Acupuncture Today – September, 2012, Vol. 13, Issue 09 >> Herbs/ Teas & Homeopathy

Coursing the Qi - Part I

By Craig Williams, LAc, AHG

"So long as the qi and Blood enjoy harmonious flow, none of the hundreds of disease can arise. Once they are depressed and suppressed, various diseases are produced." - Zhu Dan Xi

One of the most effective uses of acupuncture is clinical presentations in which stagnation plays a predominant role. One of the most important herbal formulas in Chinese medicine for stagnation issues, Yue Ju Wan (Escape Restraint Pill), can be used as a "skeleton" to formulate acupuncture point combinations, which the practitioner can flesh out as needed to address specific pattern issues, which are concomitant with stagnation.

The formula Yue Ju Wan addresses the six stagnations of qi, Blood, Phlegm, Damp, Fire and Food. These six stagnations are extremely common in the modern clinic and acupuncture point combinations can be modeled around this elegantly simple formula to address a diverse array of clinical presentation such as digestive disorders, menstrual issues, mental/emotional issues and acute/chronic pain. In this installment I will address some basic acupuncture point combinations, which can be used to address these six common stagnation patterns. The Heat stagnation is a particularly complex issue and we will address this in-depth in part II of this article.

Due to the complex interactions between the aforementioned six stagnations, the clinician can be presented with a vast array of pulse and tongue variables depending upon which aspect of the six stagnations takes precedence. The clinician will have to evaluate the symptoms, tongue and pulse and establish an approach which effectively targets all aspects of the patient's disease personality. One of the most effective ways to approach complex patterns with multiple levels of stagnation is to use the combination of Back Shu points with points on the front side of the body.

To address the six stagnations of qi, Blood, Damp, Fire, Food and Phlegm, the following Back Shu points can be used: UB 18, Back shu point of the Liver to address qi Stagnation; UB 17, influential point of Blood to address Blood Stasis, UB 20, Back Shu point of the Spleen to address Damp stagnation, UB 21, Back Shu point of the stomach to address Food Stagnation. The clinician can needle these points or use moxa or a combination of both. Points can be stimulated for 10 minutes and then points on the front of the body can be addressed.

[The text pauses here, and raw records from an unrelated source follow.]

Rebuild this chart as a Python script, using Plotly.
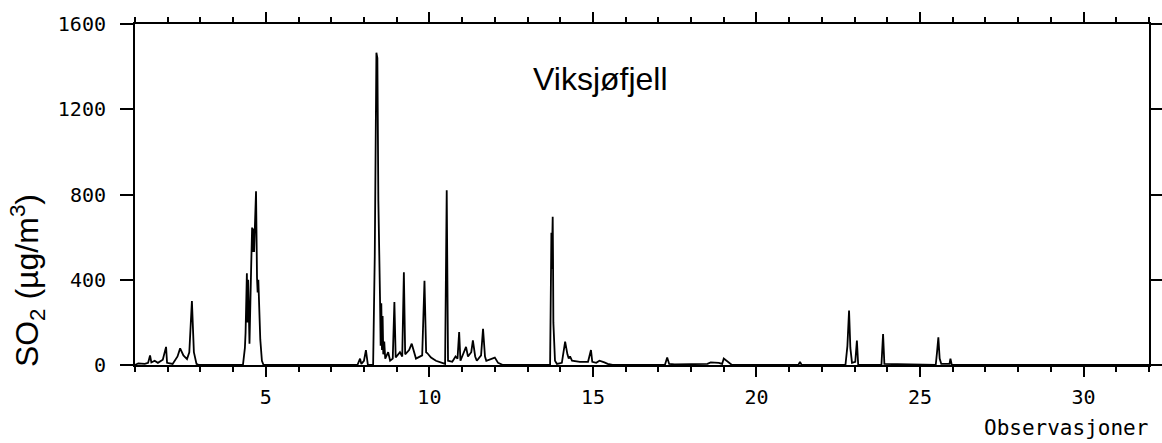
import plotly.graph_objects as go

observasjon = [
    1.00, 1.10, 1.30, 1.40, 1.46, 1.50, 1.60, 1.70, 1.85, 1.95, 1.98, 2.15,
    2.30, 2.38, 2.48, 2.59, 2.66, 2.74, 2.80, 2.88, 2.95,
    4.30, 4.36, 4.38, 4.42, 4.44, 4.46, 4.50, 4.55, 4.58, 4.60, 4.62, 4.64,
    4.67, 4.70, 4.73, 4.75, 4.77, 4.79, 4.83, 4.88, 4.93,
    7.80, 7.88, 7.92, 8.00, 8.06, 8.12, 8.28, 8.33, 8.38, 8.41, 8.44, 8.47,
    8.49, 8.51, 8.53, 8.55, 8.57, 8.59, 8.62, 8.65, 8.70, 8.74, 8.80, 8.88,
    8.93, 8.97, 9.10, 9.17, 9.22, 9.26, 9.38, 9.46, 9.59, 9.78, 9.85, 9.90,
    9.94, 10.05, 10.20, 10.35, 10.48, 10.53, 10.57, 10.70, 10.80, 10.86,
    10.91, 10.95, 11.00, 11.12, 11.18, 11.28, 11.33, 11.40, 11.45, 11.58,
    11.64, 11.70, 11.74, 11.90, 12.00, 12.10, 12.25,
    13.69, 13.71, 13.73, 13.74, 13.75, 13.76, 13.77, 13.78, 13.79, 13.84,
    13.90, 14.05, 14.15, 14.22, 14.26, 14.30, 14.36, 14.60, 14.85, 14.94,
    14.98, 15.10, 15.20, 15.35, 15.45, 15.60,
    17.20, 17.27, 17.33, 17.50, 18.50, 18.60, 18.85, 18.95, 19.00, 19.25,
    21.28, 21.33, 21.38,
    22.72, 22.78, 22.83, 22.87, 22.92, 23.02, 23.07, 23.11,
    23.82, 23.87, 23.91,
    25.48, 25.52, 25.56, 25.60, 25.65, 25.90, 25.93, 25.97, 32.00,
]
so2 = [
    0, 8, 5, 10, 45, 12, 20, 10, 25, 85, 10, 5,
    40, 78, 45, 28, 60, 300, 60, 5, 0,
    0, 80, 150, 430, 200, 400, 100, 450, 645, 530, 640, 530,
    650, 815, 410, 340, 400, 295, 120, 20, 0,
    0, 30, 5, 20, 70, 0, 0, 510, 1465, 1440, 770, 320,
    320, 90, 290, 70, 230, 50, 110, 30, 45, 60, 20, 30,
    295, 35, 60, 40, 435, 50, 70, 100, 30, 45, 395, 60,
    55, 35, 20, 10, 5, 820, 20, 15, 40, 30,
    155, 20, 40, 85, 40, 60, 115, 40, 20, 45,
    170, 40, 20, 30, 35, 10, 0,
    0, 200, 620, 450, 640, 520, 695, 500, 200, 20,
    5, 10, 110, 50, 30, 40, 20, 15, 15, 70,
    15, 10, 20, 12, 5, 0,
    0, 35, 5, 3, 5, 12, 10, 5, 30, 0,
    0, 15, 0,
    0, 90, 255, 80, 10, 15, 115, 0,
    0, 145, 5,
    0, 60, 130, 30, 5, 5, 30, 0, 0,
]

y_ticks = [0, 400, 800, 1200, 1600]
x_ticks = [5, 10, 15, 20, 25, 30]

tick_font = dict(family="DejaVu Sans Mono", size=20, color="black")

fig = go.Figure()
fig.add_trace(go.Scatter(x=observasjon, y=so2, mode="lines",
                         line=dict(color="black", width=1.8), showlegend=False))

fig.update_xaxes(range=[1, 32], tickvals=x_ticks, ticks="outside", ticklen=10,
                 tickwidth=1.5, tickcolor="black", showline=True, linecolor="black",
                 linewidth=2, mirror="ticks", showgrid=False, zeroline=False,
                 tickfont=tick_font, ticklabelstandoff=3, automargin=False,
                 minor=dict(dtick=1, tick0=0, ticks="outside", ticklen=5,
                            tickwidth=1.5, tickcolor="black", showgrid=False))
fig.update_yaxes(range=[0, 1600], tickvals=y_ticks, ticks="outside", ticklen=13,
                 tickwidth=1.5, tickcolor="black", showline=True, linecolor="black",
                 linewidth=2, mirror="ticks", showgrid=False, zeroline=False,
                 tickfont=tick_font, ticklabelstandoff=10, automargin=False)

fig.add_annotation(text="Viksjøfjell", xref="paper", yref="paper", x=0.4586, y=0.839,
                   xanchor="center", yanchor="middle", showarrow=False,
                   font=dict(family="Liberation Sans", size=32, color="black"))
fig.add_annotation(text="SO<sub>2</sub> (µg/m<sup>3</sup>)", xref="paper", yref="paper",
                   x=-0.1065, y=0.246, xanchor="center", yanchor="middle",
                   textangle=-90, showarrow=False,
                   font=dict(family="Liberation Sans", size=32, color="black"))
fig.add_annotation(text="Observasjoner", xref="paper", yref="paper", x=1.001, y=-0.185,
                   xanchor="right", yanchor="middle", showarrow=False,
                   font=dict(family="DejaVu Sans Mono", size=21, color="black"))

fig.update_layout(width=1162, height=443, plot_bgcolor="white", paper_bgcolor="white",
                  margin=dict(l=135, r=13, t=24, b=78))
# the page's default body margin would push the fixed-size figure out of the window
fig.write_html("out.html", config={"displayModeBar": False},
               post_script="document.body.style.margin = '0px';")
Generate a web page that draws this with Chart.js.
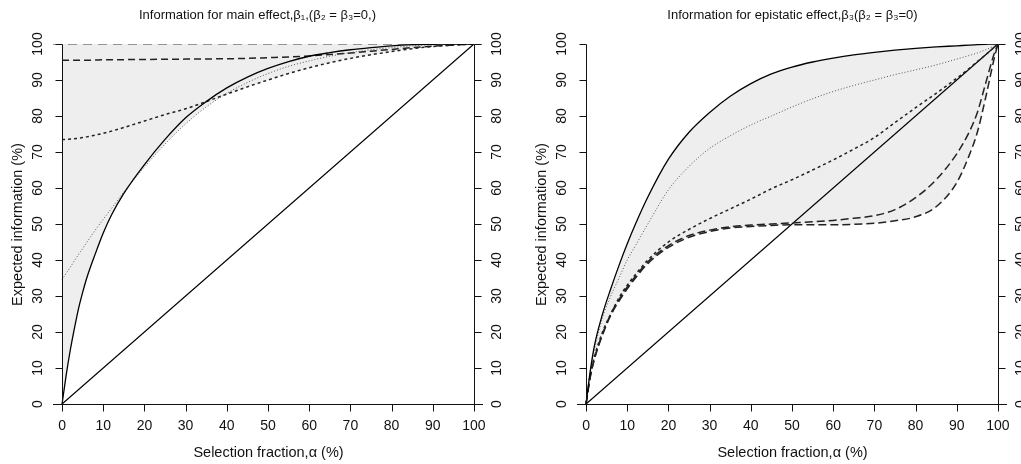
<!DOCTYPE html>
<html>
<head>
<meta charset="utf-8">
<script src="https://cdn.jsdelivr.net/npm/chart.js@4/dist/chart.umd.min.js"></script>
<style>
  body { margin: 0; background: #fff; }
  #wrap { position: relative; width: 1021px; height: 464px; overflow: hidden; }
  canvas { position: absolute; top: 0; }
  #main-chart { left: 0; }
  #epi-chart { left: 520px; }
</style>
</head>
<body>
<div id="wrap">
  <canvas id="main-chart" width="520" height="464"></canvas>
  <canvas id="epi-chart" width="501" height="464"></canvas>
</div>
<script>
// Selection fraction grid and expected information (%)
const alphaMain = [0, 1, 2, 3, 4, 5, 6, 8, 10, 12, 15, 20, 25, 30, 35, 40, 45, 50, 55, 60, 65, 70, 75, 80, 85, 90, 95, 100];
const mainSolid = [0, 8, 15, 21, 26.5, 31, 35, 41.5, 47.5, 52.5, 58.5, 66.5, 73.5, 79.5, 84, 87.8, 90.8, 93.2, 95.1, 96.6, 97.6, 98.4, 99, 99.5, 99.8, 99.9, 100, 100];
const mainDotted = [34.5, 36.3, 38, 39.8, 41.5, 43.2, 44.9, 48.2, 51.3, 54.3, 58.9, 65.8, 72.2, 77.8, 82.5, 86.3, 89.3, 91.8, 93.8, 95.3, 96.6, 97.6, 98.4, 99, 99.5, 99.8, 100, 100];
const mainShortDash = [73.5, 73.5, 73.6, 73.7, 73.8, 74, 74.2, 74.7, 75.2, 75.8, 76.8, 78.6, 80.4, 82, 84, 86.1, 88.1, 90, 91.8, 93.4, 94.8, 96, 97, 97.9, 98.7, 99.3, 99.7, 100];
const mainLongDash = [95.5, 95.5, 95.5, 95.5, 95.5, 95.5, 95.5, 95.55, 95.6, 95.6, 95.65, 95.7, 95.75, 95.8, 95.85, 95.9, 96, 96.2, 96.4, 96.7, 97.1, 97.5, 98, 98.5, 99, 99.4, 99.7, 100];
const topLineX = [-2.2, 102.2];
const topLineY = [100, 100];

const alphaEpi = [0, 1, 2, 4, 6, 8, 10, 12, 15, 20, 25, 30, 35, 40, 45, 50, 55, 60, 65, 70, 75, 80, 85, 90, 93, 95, 97, 99, 100];
const epiSolid = [0, 9, 16, 25, 32, 38.5, 44.5, 50, 57.5, 68, 75.5, 81, 85.5, 89, 91.7, 93.6, 95, 96.1, 97, 97.7, 98.3, 98.8, 99.2, 99.5, 99.7, 99.8, 99.9, 100, 100];
const epiDotted = [0, 9, 15, 24, 30, 35, 40, 44, 50, 59.5, 66, 71, 74.5, 77.5, 80, 82.5, 84.8, 86.8, 88.5, 90, 91.5, 92.8, 94.2, 95.8, 96.8, 97.5, 98.4, 99.4, 100];
const epiShortDash = [0, 8, 13, 20, 25, 29.5, 33, 36, 40, 45, 48.5, 51.5, 54.2, 56.9, 59.8, 62.3, 65, 67.8, 70.8, 74, 78.2, 82.3, 86.3, 90.5, 93.2, 95.1, 97, 99, 100];
const epiLongDashA = [0, 7.5, 12.5, 19.5, 25, 29, 32.5, 35.5, 39.5, 44, 46.8, 48.3, 49.2, 49.7, 50, 50.3, 50.6, 51, 51.6, 52.3, 54, 57.3, 62.3, 69.5, 75.5, 81, 89, 97, 100];
const epiLongDashB = [0, 7.3, 12.3, 19.2, 24.6, 28.6, 32, 35, 39, 43.5, 46.3, 47.9, 48.9, 49.3, 49.6, 49.8, 49.8, 49.8, 49.9, 50.2, 50.9, 52, 54.8, 61.5, 69, 75.5, 85, 95.5, 100];

const diagX = [0, 100];
const diagY = [0, 100];

const xTicks = [0, 10, 20, 30, 40, 50, 60, 70, 80, 90, 100];
const yTicks = [0, 10, 20, 30, 40, 50, 60, 70, 80, 90, 100];

const SHADE = '#eeeeee';
const FONT = '"Liberation Sans", Arial, Helvetica, sans-serif';

function pts(xs, ys) {
    return xs.map((x, i) => ({x: x, y: ys[i]}));
}

function curve(xs, ys, color, dash, width, extra) {
    return Object.assign({
        data: pts(xs, ys),
        borderColor: color,
        borderWidth: width,
        borderDash: dash,
        pointRadius: 0,
        fill: false,
        cubicInterpolationMode: 'monotone'
    }, extra || {});
}

// draws the R-style axes, ticks, rotated labels and titles
const frame = {
    id: 'frame',
    afterDraw(chart, args, opts) {
        const ctx = chart.ctx;
        const x = chart.scales.x, y = chart.scales.y;
        const area = chart.chartArea;
        const y0 = Math.round(y.getPixelForValue(0)) + 0.5;
        const y100 = Math.round(y.getPixelForValue(100)) + 0.5;
        const xl = Math.round(x.getPixelForValue(0)) + 0.5;
        const xr = Math.round(x.getPixelForValue(100)) + 0.5;
        ctx.save();
        ctx.strokeStyle = '#111';
        ctx.lineWidth = 1;
        ctx.beginPath();
        ctx.moveTo(area.left, y0); ctx.lineTo(area.right, y0);
        ctx.moveTo(xl, y0); ctx.lineTo(xl, y100);
        ctx.moveTo(xr, y0); ctx.lineTo(xr, y100);
        xTicks.forEach(v => {
            const px = Math.round(x.getPixelForValue(v)) + 0.5;
            ctx.moveTo(px, y0); ctx.lineTo(px, y0 + 7);
        });
        yTicks.forEach(v => {
            const py = Math.round(y.getPixelForValue(v)) + 0.5;
            ctx.moveTo(xl, py); ctx.lineTo(xl - 7, py);
            ctx.moveTo(xr, py); ctx.lineTo(xr + 7, py);
        });
        ctx.stroke();

        ctx.fillStyle = '#111';
        ctx.font = '14px ' + FONT;
        ctx.textAlign = 'center';
        ctx.textBaseline = 'middle';
        xTicks.forEach(v => {
            ctx.fillText(String(v), x.getPixelForValue(v), y0 + 22);
        });
        yTicks.forEach(v => {
            const py = y.getPixelForValue(v);
            [xl - 24, xr + 23].forEach(cx => {
                ctx.save();
                ctx.translate(cx, py);
                ctx.rotate(-Math.PI / 2);
                ctx.fillText(String(v), 0, 0);
                ctx.restore();
            });
        });

        const mid = (xl + xr) / 2;
        ctx.font = '14.5px ' + FONT;
        ctx.fillText('Selection fraction,α (%)', mid, y0 + 48);
        ctx.save();
        ctx.translate(xl - 45, (y0 + y100) / 2);
        ctx.rotate(-Math.PI / 2);
        ctx.fillText('Expected information (%)', 0, 0);
        ctx.restore();

        ctx.font = '13px ' + FONT;
        ctx.fillText(opts.title, mid + (opts.titleShift || 0), 15);
        ctx.restore();
    }
};

function baseOptions(padLeft, padRight, title, titleShift) {
    return {
        responsive: false,
        animation: false,
        layout: {padding: {left: padLeft, right: padRight, top: 44, bottom: 60}},
        scales: {
            x: {type: 'linear', min: -2.2, max: 102.2, display: false},
            y: {type: 'linear', min: 0, max: 100, display: false}
        },
        plugins: {
            legend: {display: false},
            tooltip: {enabled: false},
            filler: {drawTime: 'beforeDatasetsDraw'},
            frame: {title: title, titleShift: titleShift}
        }
    };
}

new Chart(document.getElementById('main-chart'), {
    type: 'line',
    data: {
        datasets: [
            curve(alphaMain, mainSolid, '#000', [], 1.3, {fill: 'end', backgroundColor: SHADE}),
            curve(alphaMain, mainDotted, '#555', [1, 2], 1, {fill: 'end', backgroundColor: SHADE}),
            curve(alphaMain, mainShortDash, '#222', [3, 3], 1.5, {fill: 'end', backgroundColor: SHADE}),
            curve(alphaMain, mainLongDash, '#222', [7, 4], 1.5, {fill: 'end', backgroundColor: SHADE}),
            curve(topLineX, topLineY, '#777', [9, 6], 1.6),
            curve(diagX, diagY, '#000', [], 1.2)
        ]
    },
    options: baseOptions(53, 37, 'Information for main effect,β\u2081,(β\u2082 = β\u2083=0,)', -11),
    plugins: [frame]
});

new Chart(document.getElementById('epi-chart'), {
    type: 'line',
    data: {
        datasets: [
            curve(alphaEpi, epiSolid, '#000', [], 1.3, {fill: 4, backgroundColor: SHADE}),
            curve(alphaEpi, epiDotted, '#555', [1, 2], 1),
            curve(alphaEpi, epiShortDash, '#222', [3, 3], 1.5),
            curve(alphaEpi, epiLongDashA, '#222', [8, 4], 1.5),
            curve(alphaEpi, epiLongDashB, '#222', [8, 4], 1.5),
            curve(diagX, diagY, '#000', [], 1.2)
        ]
    },
    options: baseOptions(57, 14, 'Information for epistatic effect,β\u2083(β\u2082 = β\u2083=0)', 0),
    plugins: [frame]
});
</script>
</body>
</html>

Some effective points on the front of the body to address the six stagnations are as follows:

  • Qi Stagnation: Liv 3 + LI4 (Four gates), Sp6, Ren 6, GB34, PC6, Liv 13, Liv 14, Ren 17
  • Blood Stagnation: Sp 10, PC6 + Sp4 ( Chong), Sp21 ( moxa)
  • Damp Stagnation: Sp 9, Liv 8, Ren 3, Ren 6, Ren 9, LI6
  • Food Stagnation: Ren 10, Ren 12, Ren 13, ST 25, St 36
  • Fire Stagnation: LI11 (this is complex and will be addressed in depth in the next installment)
  • Phlegm Stagnation: Ren 10, Ren12, PC5, ST40

These point suggestions are just basic starting points and must be individually formulated to address each patient's unique specific pattern differentiation. The clinician must also add points to address any other aspects of the patient's pattern presentation as well.

Also, local points can be added to guide the effects to specific areas of stagnation as needed. In the winter time or in cold weather, I often use moxa exclusively on Back Shu points as well as Ren 4, Ren 6 and Sp 21 to move the six stagnations along with appropriate front points based on pattern differentiation.

Also, appropriate needle manipulation must also be taken into account as well. In my next column, I will address the issue of Heat stagnation in-depth and present some ways to use heat clearing herbal formulas as blueprints for point combinations much like used Yue Ju Wan to guide our point selection for targeting the six stagnations.